The collapse of Football Index earlier this year was a damaging blow to the gambling industry in the UK and left many critical with how the situation played out. Critics blamed the Gambling Commission for acting too slowly, while many were left out of pocket after the company went into administration. A government review from the Department for Digital, Culture, Media & Sport (DCMS) has just been published looking into how the saga unfolded and exploring the regulation of Football Index. But what does it tell us?
The background behind Football Index
Football Index was a unique gambling product founded in 2015, which allowed users to buy and sell shares in footballers similar to how you could trade on the stockmarket. Users were able to earn daily and monthly pay-outs known as dividends based on how the footballer would perform on the pitch and in the media. The model was a mix of fantasy football, stock markets and betting, with the company, BetIndex, taking a commission on trade.
Users would make a profit by identifying promising players or new signings early on cheaply, then selling them as their stock rose.
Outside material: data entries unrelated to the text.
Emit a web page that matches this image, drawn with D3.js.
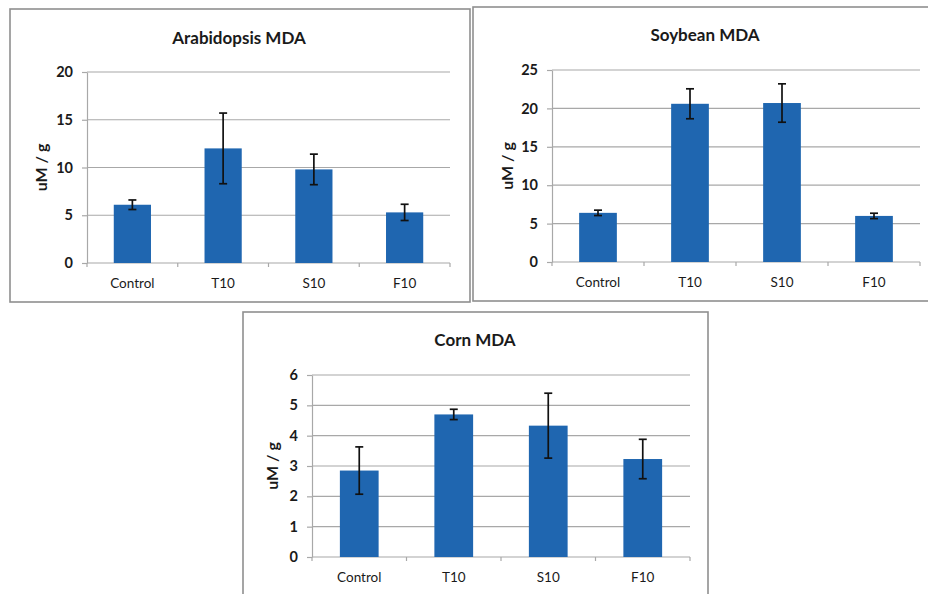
<!DOCTYPE html>
<html>
<head>
<meta charset="utf-8">
<script src="https://cdn.jsdelivr.net/npm/d3@7"></script>
<style>
  html, body { margin: 0; padding: 0; background: #fff; }
  svg { display: block; }
  text { font-family: Lato, "Open Sans", sans-serif; fill: #1a1a1a; }
</style>
</head>
<body>
<svg id="chart" width="928" height="594"></svg>
<script>
// Treatment groups shared by all three plants
const categories = ["Control", "T10", "S10", "F10"];

// MDA content (uM / g): means and error-bar half-widths
const arabidopsisMean = [6.1, 12.0, 9.8, 5.3];
const arabidopsisErr  = [0.5, 3.7, 1.6, 0.85];
const arabidopsisTicks = [0, 5, 10, 15, 20];

const soybeanMean = [6.4, 20.6, 20.7, 6.0];
const soybeanErr  = [0.35, 1.95, 2.5, 0.35];
const soybeanTicks = [0, 5, 10, 15, 20, 25];

const cornMean = [2.85, 4.70, 4.33, 3.23];
const cornErr  = [0.78, 0.17, 1.07, 0.65];
const cornTicks = [0, 1, 2, 3, 4, 5, 6];

const titles = ["Arabidopsis MDA", "Soybean MDA", "Corn MDA"];
const yLabel = "uM / g";

const barColor = "#1f66b0";
const gridColor = "#a8a8a8";
const frameColor = "#8f8f8f";

const svg = d3.select("#chart");

// One framed bar chart with error bars
function drawPanel(opts) {
  const g = svg.append("g");
  const f = opts.frame;

  g.append("rect")
    .attr("x", f.x).attr("y", f.y)
    .attr("width", f.w).attr("height", f.h)
    .attr("fill", "#fff")
    .attr("stroke", frameColor)
    .attr("stroke-width", 1.6);

  const p = opts.plot;
  const ticks = opts.ticks;
  const y = d3.scaleLinear()
    .domain([0, ticks[ticks.length - 1]])
    .range([p.bottom, p.top]);
  const x = d3.scaleBand()
    .domain(categories)
    .range([p.left, p.right])
    .padding(0);

  // horizontal gridlines
  g.append("g").selectAll("line")
    .data(ticks.slice(1))
    .join("line")
    .attr("x1", p.left).attr("x2", p.right)
    .attr("y1", d => y(d)).attr("y2", d => y(d))
    .attr("stroke", gridColor)
    .attr("stroke-width", 1.2);

  // y axis with tick labels
  const yAxis = g.append("g")
    .attr("transform", `translate(${p.left},0)`)
    .call(d3.axisLeft(y).tickValues(ticks).tickFormat(d3.format("d"))
      .tickSize(5).tickPadding(9).tickSizeOuter(0));
  yAxis.select(".domain").attr("stroke", gridColor).attr("stroke-width", 1.2);
  yAxis.selectAll(".tick line").attr("stroke", gridColor).attr("stroke-width", 1.2);
  yAxis.selectAll(".tick text")
    .attr("font-family", "Lato, 'Open Sans', sans-serif")
    .attr("font-size", 14.5)
    .attr("font-weight", "bold")
    .attr("fill", "#1a1a1a");

  // x axis line with tick marks at category boundaries
  g.append("line")
    .attr("x1", p.left).attr("x2", p.right)
    .attr("y1", y(0)).attr("y2", y(0))
    .attr("stroke", gridColor).attr("stroke-width", 1.2);
  const boundaries = categories.map(c => x(c)).concat([x(categories[categories.length - 1]) + x.bandwidth()]);
  g.append("g").selectAll("line")
    .data(boundaries)
    .join("line")
    .attr("x1", d => d).attr("x2", d => d)
    .attr("y1", y(0)).attr("y2", y(0) + 4)
    .attr("stroke", gridColor).attr("stroke-width", 1.2);

  // category labels
  g.append("g").selectAll("text")
    .data(categories)
    .join("text")
    .attr("x", d => x(d) + x.bandwidth() / 2)
    .attr("y", y(0) + 25)
    .attr("text-anchor", "middle")
    .attr("font-size", 13.5)
    .text(d => d);

  // bars
  const bw = x.bandwidth() * 0.41;
  const rows = categories.map((c, i) => ({ c, v: opts.mean[i], e: opts.err[i] }));
  g.append("g").selectAll("rect")
    .data(rows)
    .join("rect")
    .attr("x", d => x(d.c) + (x.bandwidth() - bw) / 2)
    .attr("y", d => y(d.v))
    .attr("width", bw)
    .attr("height", d => y(0) - y(d.v))
    .attr("fill", barColor);

  // error bars
  const eb = g.append("g").attr("stroke", "#111").attr("stroke-width", 1.7);
  rows.forEach(d => {
    const cx = x(d.c) + x.bandwidth() / 2;
    eb.append("line")
      .attr("x1", cx).attr("x2", cx)
      .attr("y1", y(d.v + d.e)).attr("y2", y(d.v - d.e));
    [d.v + d.e, d.v - d.e].forEach(v => {
      eb.append("line")
        .attr("x1", cx - 4).attr("x2", cx + 4)
        .attr("y1", y(v)).attr("y2", y(v));
    });
  });

  // title
  g.append("text")
    .attr("x", opts.titleX).attr("y", opts.titleY)
    .attr("text-anchor", "middle")
    .attr("font-size", 17)
    .attr("font-weight", "bold")
    .text(opts.title);

  // y axis title
  const ly = (p.top + p.bottom) / 2;
  g.append("text")
    .attr("transform", `translate(${opts.yLabelX},${ly}) rotate(-90)`)
    .attr("text-anchor", "middle")
    .attr("font-size", 16)
    .attr("font-weight", "bold")
    .text(yLabel);
}

drawPanel({
  frame: { x: 10, y: 9, w: 460, h: 293 },
  plot: { left: 87, right: 450, top: 72, bottom: 263 },
  ticks: arabidopsisTicks, mean: arabidopsisMean, err: arabidopsisErr,
  title: titles[0], titleX: 239, titleY: 44, yLabelX: 47
});

drawPanel({
  frame: { x: 473, y: 7, w: 460, h: 294 },
  plot: { left: 552, right: 920, top: 70, bottom: 262 },
  ticks: soybeanTicks, mean: soybeanMean, err: soybeanErr,
  title: titles[1], titleX: 705, titleY: 41, yLabelX: 513
});

drawPanel({
  frame: { x: 243, y: 312, w: 465, h: 300 },
  plot: { left: 312, right: 690, top: 375, bottom: 557 },
  ticks: cornTicks, mean: cornMean, err: cornErr,
  title: titles[2], titleX: 475, titleY: 346, yLabelX: 278
});
</script>
</body>
</html>
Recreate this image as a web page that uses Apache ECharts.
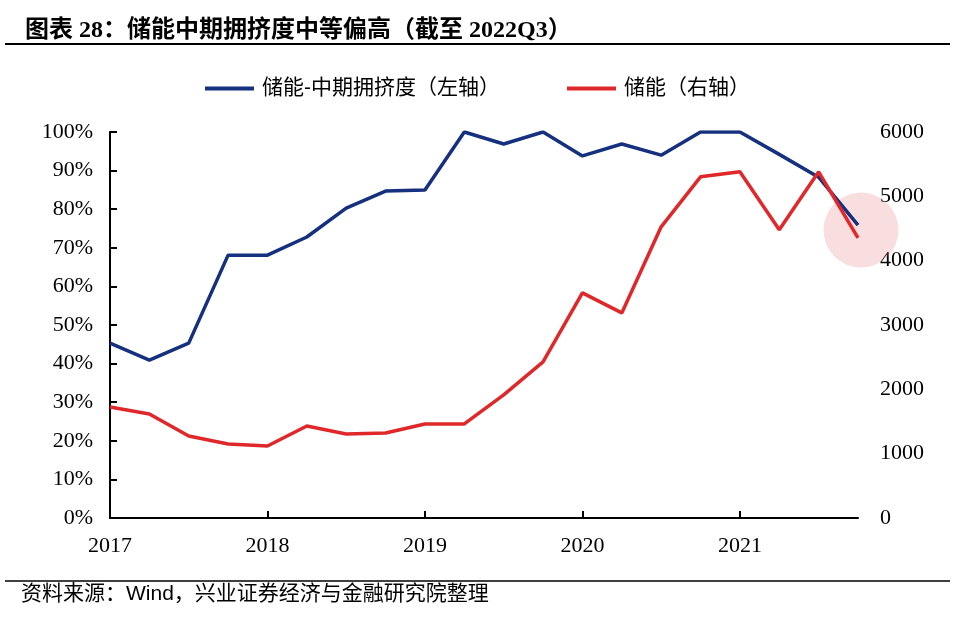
<!DOCTYPE html>
<html><head><meta charset="utf-8">
<script src="https://cdn.jsdelivr.net/npm/echarts@6/dist/echarts.min.js"></script>
<style>html,body{margin:0;padding:0;background:#fff}#c{width:961px;height:627px}</style>
</head><body><div id="c"></div>
<script>
const categories = ['2017Q1','2017Q2','2017Q3','2017Q4','2018Q1','2018Q2','2018Q3','2018Q4','2019Q1','2019Q2','2019Q3','2019Q4','2020Q1','2020Q2','2020Q3','2020Q4','2021Q1','2021Q2','2021Q3','2021Q4'];
const crowding = [45.3,40.9,45.3,68.1,68.1,72.8,80.3,84.7,85,100,96.9,100,93.8,96.9,94,100,100,94.2,88.3,75.9];
const storage = [1726,1617,1275,1151,1120,1431,1306,1322,1462,1462,1913,2426,3499,3188,4526,5303,5381,4479,5381,4355];
const highlight = [[19, 74.6]];
const leftTicks = {min:0, max:100, interval:10};
const rightTicks = {min:0, max:6000, interval:1000};
const seriesNames = ['储能-中期拥挤度（左轴）','储能（右轴）'];

const serif = '"Liberation Serif","Times New Roman",serif';
const cjk = '"Liberation Serif","Noto Sans CJK SC",serif';
const sans = '"Liberation Sans","Noto Sans CJK SC",sans-serif';
const legendBase = {top:73, itemWidth:49, itemHeight:4, icon:'rect',
  textStyle:{fontSize:21, color:'#000', fontFamily:sans, padding:[0,0,0,3]}};
const chart = echarts.init(document.getElementById('c'));
chart.setOption({
  animation:false,
  title:{text:'图表 28：储能中期拥挤度中等偏高（截至 2022Q3）', left:20, top:14,
    textStyle:{fontSize:24, fontWeight:'bold', color:'#000', fontFamily:cjk}},
  graphic:[
    {type:'line', shape:{x1:5,y1:44,x2:950,y2:44}, style:{stroke:'#000', lineWidth:2}},
    {type:'line', shape:{x1:5,y1:581,x2:950,y2:581}, style:{stroke:'#000', lineWidth:1.5}},
    {type:'text', left:21, top:584, style:{text:'资料来源：Wind，兴业证券经济与金融研究院整理', fontSize:21, fill:'#000', fontFamily:sans}}
  ],
  legend:[
    Object.assign({left:200, data:[seriesNames[0]]}, legendBase),
    Object.assign({left:562, data:[seriesNames[1]]}, legendBase)
  ],
  grid:{left:110, right:103, top:132, bottom:109, containLabel:false},
  xAxis:{type:'category', data:categories, boundaryGap:false,
    axisLine:{lineStyle:{color:'#000', width:2}},
    axisTick:{inside:true, interval:3, length:7, lineStyle:{color:'#000', width:2}},
    axisLabel:{interval:3, formatter:v=>v.slice(0,4), fontSize:22, color:'#000', fontFamily:serif, margin:17},
    splitLine:{show:false}},
  yAxis:[
    {type:'value', min:leftTicks.min, max:leftTicks.max, interval:leftTicks.interval,
      axisLine:{show:true, lineStyle:{color:'#000', width:2}},
      axisTick:{show:true, inside:true, length:7, lineStyle:{color:'#000', width:2}},
      axisLabel:{formatter:'{value}%', fontSize:22, color:'#000', fontFamily:serif, margin:17},
      splitLine:{show:false}},
    {type:'value', min:rightTicks.min, max:rightTicks.max, interval:rightTicks.interval,
      axisLine:{show:false}, axisTick:{show:false},
      axisLabel:{formatter:v=>String(v), fontSize:22, color:'#000', fontFamily:serif, margin:22},
      splitLine:{show:false}}
  ],
  series:[
    {type:'scatter', yAxisIndex:0, data:highlight, symbolSize:75, symbolOffset:[3,0], z:1, silent:true,
      itemStyle:{color:'rgba(228,120,120,0.3)'}},
    {name:seriesNames[0], type:'line', yAxisIndex:0, data:crowding, showSymbol:false, z:3,
      lineStyle:{color:'#15307f', width:3.5}, itemStyle:{color:'#15307f'}},
    {name:seriesNames[1], type:'line', yAxisIndex:1, data:storage, showSymbol:false, z:3,
      lineStyle:{color:'#e0282a', width:3.5}, itemStyle:{color:'#e0282a'}}
  ]
});
</script></body></html>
Bruno Fernandes’ rapid rise from signing for Man Utd from Sporting Lisbon in January 2020, to being named in the PFA Premier League team of the year the following season, can be considered a good example of this. £11m ($15.1m) was paid out in dividends to investors in 2019/20.
Where it all went wrong
A week before Football Index entered administration in mid-March 2021, the company made changes to its dividends system, admitting that the previous model wasn’t sustainable. It changed the maximum amount customers could be paid out per share daily to 6p, which was reduced from 33p. This was changed as, according to Football Index, the "current yields were just not sustainable" so the implementation was aimed to cut costs.
Shares in players dropped as the cap was announced, until its operator BetIndex announced the suspension of the platform as it entered administration. At the time, there was plenty of uncertainty if the majority out of the £4.5m in the company’s player protection account that was owed to users would be paid back until the High Court intervened. As a result, all dividends by the 26 March cut-off date were paid back into users’ accounts, meaning around £3.5m was refunded. Although active bets were not paid back and no solution for this has currently been made. However, after BetIndex’s licence was suspended in March, the government authorised a review to investigate fully how the company got into such a financial mess.
Report findings
The independent report by the DCMS found that BetIndex didn’t properly notify the Gambling Commission of what the product would entail when it applied for a licence and failed to inform the regulator of the changes made to the product after the launch.
The report mentioned that the Gambling Commission should have responded to the challenges brought up by the novel product once it launched in 2015, by scrutinising it earlier and producing quicker action rather than allowing issues to escalate. An example of this was Football Index apparently operating on the wrong type of licence, with the exchange model it offered not disclosed by BetIndex during its process for a fixed-odds betting licence.
Football Index was never regulated by the Financial Conduct Authority (FCA), but the report mentioned that there were several occasions where the FCA should’ve responded to requests by the Gambling Commission.
In response to the review, the Gambling Commission has developed a strengthened Memorandum of Understanding with the FCA to ensure regulatory irregularities are identified sooner. The Commission has also updated its risk assessment framework, so that novel products such as Football Index are properly considered and regulations surrounding them tightened.
Gambling Commission CEO Andrew Rhodes said the regulator agreed that it should have acted quicker but that still might not have saved customers from losing out as a result of the Football Index collapse.
Change needed
There are plenty of lessons to be learnt from the Football Index disaster. The fact more criticism was aimed at the Gambling Commission won’t help as the DCMS concludes its review into the 2005 Gambling Act, which is looking at the role of the Commission. It was only last June that the Gambling-Related Harm All Party Parliamentary Group (APPG)called it not fit for purpose and how it was in need of a complete overhaul. It’s crucial for the future of the industry in the UK that changes made by the Commission, including being more stringent to novel products and acting faster, are stuck to and enforced to avoid such another damning case, which in the end, sees the customer suffer the most. Otherwise, stricter action will be taken on the Commission and the market’s current regulations which ultimately could see a restrictive market that would drive players to the black market.